First up, Facebook.:
For the first time ever, goods can be bought directly on the profile page, and purchasers never have to leave the page to complete the purchase transaction. With Garage Sale, consumers no longer need to pay listing charges associated with online auction sites, and they can take advantage of significantly lower individual transaction fees.
The Garage Sale capability is currently available to Facebook users, and Buy.com plans to roll out the service to users on other online social networks shortly. Facebook users simply add the Garage Sale feature from Facebook’s application suite and upload product information and photos to begin selling on their personal profile pages using Garage Sale’s secure transaction capability.
Buy.Com CEO Neel Grover on the opportunity: “We see tremendous growth opportunities in providing the millions of users on business and social networks with an alternative to eBay, and the ability to transform their personal profile pages beyond information-sharing.”

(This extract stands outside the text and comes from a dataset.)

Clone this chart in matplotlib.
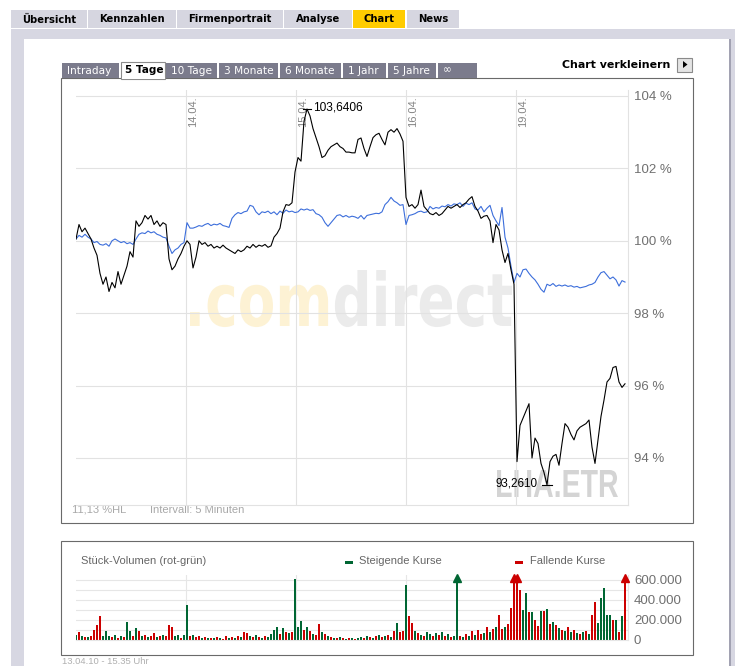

In good Web 2.0 coopetition fashion, Buy.com needs eBay to compete with it, though: Widely used eBay’s PayPal will help power payment processing.
Facebook has some big, bad coopetition issues of its own, with the arrival of Garage Sale on Facebooker profiles. The Buy.com personal selling meets social networking venture is but the latest individual commercial option available within Facebook, following a recent string of conflicting Facebook social selling initiatives including Oodle Classifieds Group on Facebook and Facebook’s own “Facebook Marketplace.”
Upon the launch of “Facebook Marketplace,” I underscored that by not committing to a single, unified personal selling offering, Facebook not only dilutes its own position in the marketplace, it fragments Facebook users’ commercial demand.
The “Facebook Marketplace,” according to Facebook:
Make it easy for people who share real-life connections to discover listings and sell items among friends and within their networks. Marketplace is about individuals selling or seeking items within Facebook networks.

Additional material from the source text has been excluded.